Além de apostar que não haverá reajustes expressivos dos bens duráveis, a maior parte dos analistas aponta a forte queda dos preços das commodities como um fator de alívio para os preços, mesmo com a alta do dólar. Simino vê aí uma fonte de alívio para a inflação. Segundo ele, o tombo das cotações desses produtos tem superado a desvalorização do câmbio.
"Os preços agrícolas têm caído bastante no atacado", diz o economista Fábio Silveira, da RC Consultores. O índice RC, que inclui 14 produtos como soja em grão, café, carnes, algodão e trigo, caiu 1,4% na semana passada, a 10ª queda seguida. Para Silveira, o BC já deveria ter iniciado a trajetória de queda da Selic na semana passada. "Há uma trombada na atividade econômica. Se o BC não começar a reduzir os juros logo, nós não vamos crescer 2% em 2009, mas algo como 1%", afirma ele. Silveira prevê um IPCA de 6,2% em 2008 e de 5,5% no ano que vem. É um número ainda acima do centro da meta, de 4,5%, mas abaixo da banda de tolerância, de 6,5%. Salomon vê um IPCA de 4,8% em 2009.
Alguns analistas, porém, não tem uma visão benigna da inflação. É o caso do ex-diretor do BC Alexandre Schwartsman, economista-chefe do Santander. Para ele, a alta do dólar vai produzir efeitos inflacionários relevantes no ano que vem. Schwartsman analisou a evolução dos preços de uma cesta de moedas dos 13 principais parceiros comerciais do Brasil entre agosto a novembro, encontrando uma alta de 30%. Segundo ele, um movimento dessa magnitude pode ter um impacto de 2,5 pontos percentuais na inflação.
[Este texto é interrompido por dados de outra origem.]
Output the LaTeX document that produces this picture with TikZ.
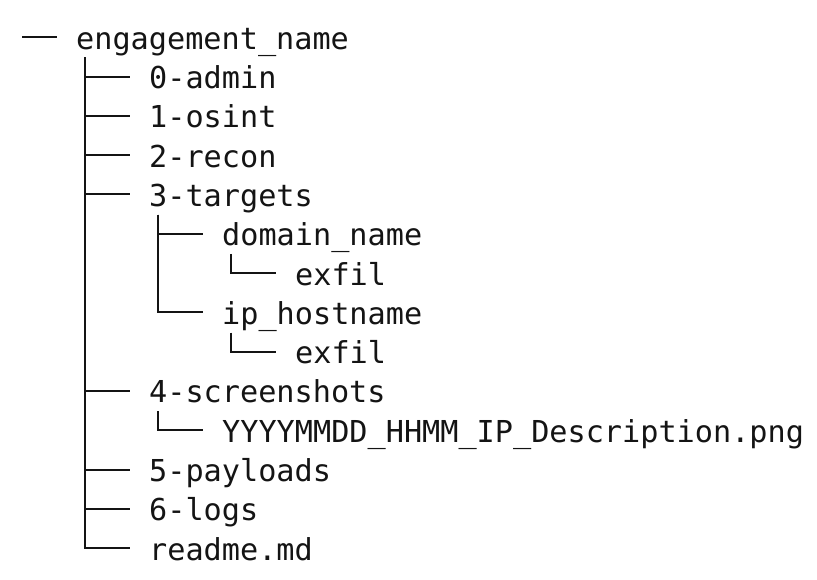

Mas a desaceleração da economia não impediria esse repasse? "Em 2002 e 2003, a economia desacelerou bastante, e mesmo assim a inflação subiu com força", responde ele, lembrando que há uma defasagem entre a alta do dólar e o impacto sobre os preços. Em outubro de 2002, o câmbio bateu em R$ 4, e a pressão inflacionária seguiu forte até o segundo trimestre do ano seguinte - em maio de 2003, o IPCA acumulou alta em 12 meses de 17,2%. Como não acredita que haverá grande refresco por causa da queda das commodities, Schwartsman diz que o BC deveria pelo menos manter os juros em 13,75% por um período prolongado, embora considere que o ideal mesmo seria aumentar a Selic.